Depuis l’émergence du fondamentalisme islamiste et la chute du régime du régime de Saddam Hussein, la cathédrale Mar Petros et Mar Paulos a été visée par deux attentats à la voiture piégée.

La cathédrale Mar Petros et Mar Paulos est une grande et large église qui occupe une surface de plus de 1800m², orientée vers le Nord-Est. Elle se présente comme une grande halle, dénuée de colonnes et piliers internes, que surmonte un plafond élevé à deux pans inclinés.


Photo : Cathédrale Mar Petros et Mar Paulos de Bagdad. Intérieur. Mars 2018 © Pascal Maguesyan / MESOPOTAMIA

Localisation

La cathédrale syriaque-orthodoxe Mar Petros et Mar Paulos se situe à 33°18’46.98″N. 44°26’26.02″E. et 39 mètres d’altitude.

Elle est au centre de Bagdad, sur le versant oriental du Tigre, dans le quartier Al Wahda, rue Al Sinaa (rue de l’industrie).

Cathédrale Mar Petros et Mar Paulos de Bagdad. Parvis.
Mars 2018 © Pascal Maguesyan / MESOPOTAMIA

Aux origines de l’Eglise syriaque-orthodoxe

C’est à Antioche, vers l’an 38 / 50  que naquit l’Église et que les disciples du Christ reçurent pour la première fois le nom de chrétien. Antioche était alors la capitale de la province syrienne de l’Empire romain. Les chrétiens de cette province romaine qui s’étendait de la Méditerranée aux frontières de la Perse furent appelés « syriaques » ou « syriens ».  Antioche devint le lieu central du christianisme de la Syrie romaine et du Moyen-Orient, abritant une des trois écoles théologiques de la chrétienté, les autres se trouvant à Alexandrie et Constantinople. Ses fondements théologiques reposaient essentiellement sur la philosophie d’Aristote, alors qu’Alexandrie avait plutôt développé le courant platonicien.
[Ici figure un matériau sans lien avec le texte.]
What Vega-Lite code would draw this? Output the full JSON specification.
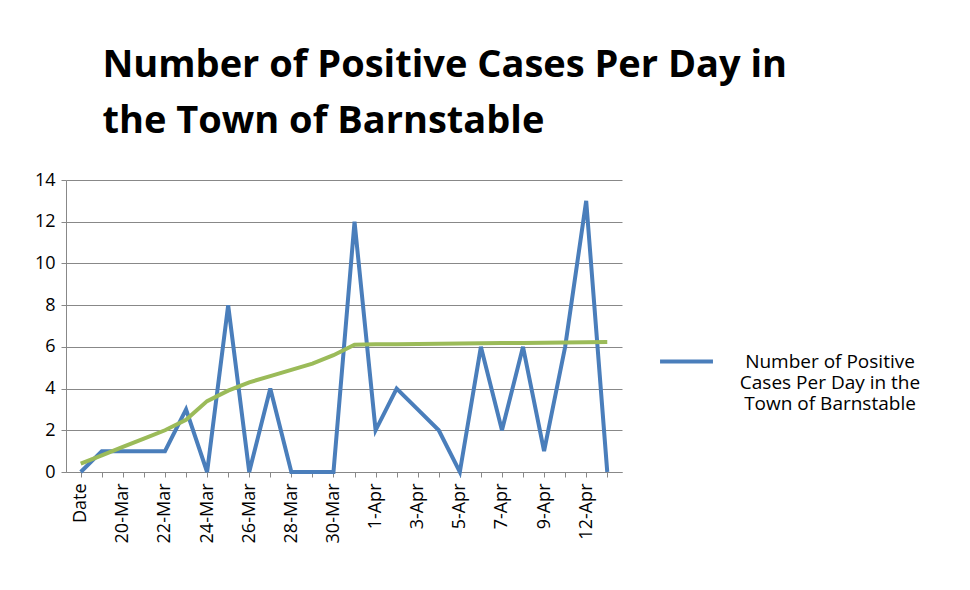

Face à la dominante politique et culturelle gréco-romaine, Antioche en lien avec la grande cité d’Edesse (aujourd’hui Ourfa, en Turquie) développèrent un christianisme de langue et de culture syriaques qui se répandit progressivement dans toute la Mésopotamie. Si la tradition syriaque attribue l’évangélisation de la Mésopotamie à l’apôtre Thomas et à ses disciples Addaï et Mari, « il semble qu’en réalité l’introduction du christianisme remonte seulement au début du IIe siècle et qu’elle ait été l’œuvre de missionnaires judéo-chrétiens venus de Palestine[1] ». Ce christianisme mésopotamien se structura à Séleucie-Ctésiphon, sur les bords du Tigre, à 30 km au sud de Bagdad, où la tradition indique que Saint Thomas s’y arrêta au cours de son voyage vers l’Inde. C’est là, sur une colline du faubourg de Koghé, que fut bâtie la première église patriarcale de l’Église de Mésopotamie et que fut établit son catholicossat. Ce christianisme des origines de langue syriaque constitue encore de nos jours le socle commun des églises locales irakiennes et de leurs communautés qui en perpétuent l’héritage et la transmission.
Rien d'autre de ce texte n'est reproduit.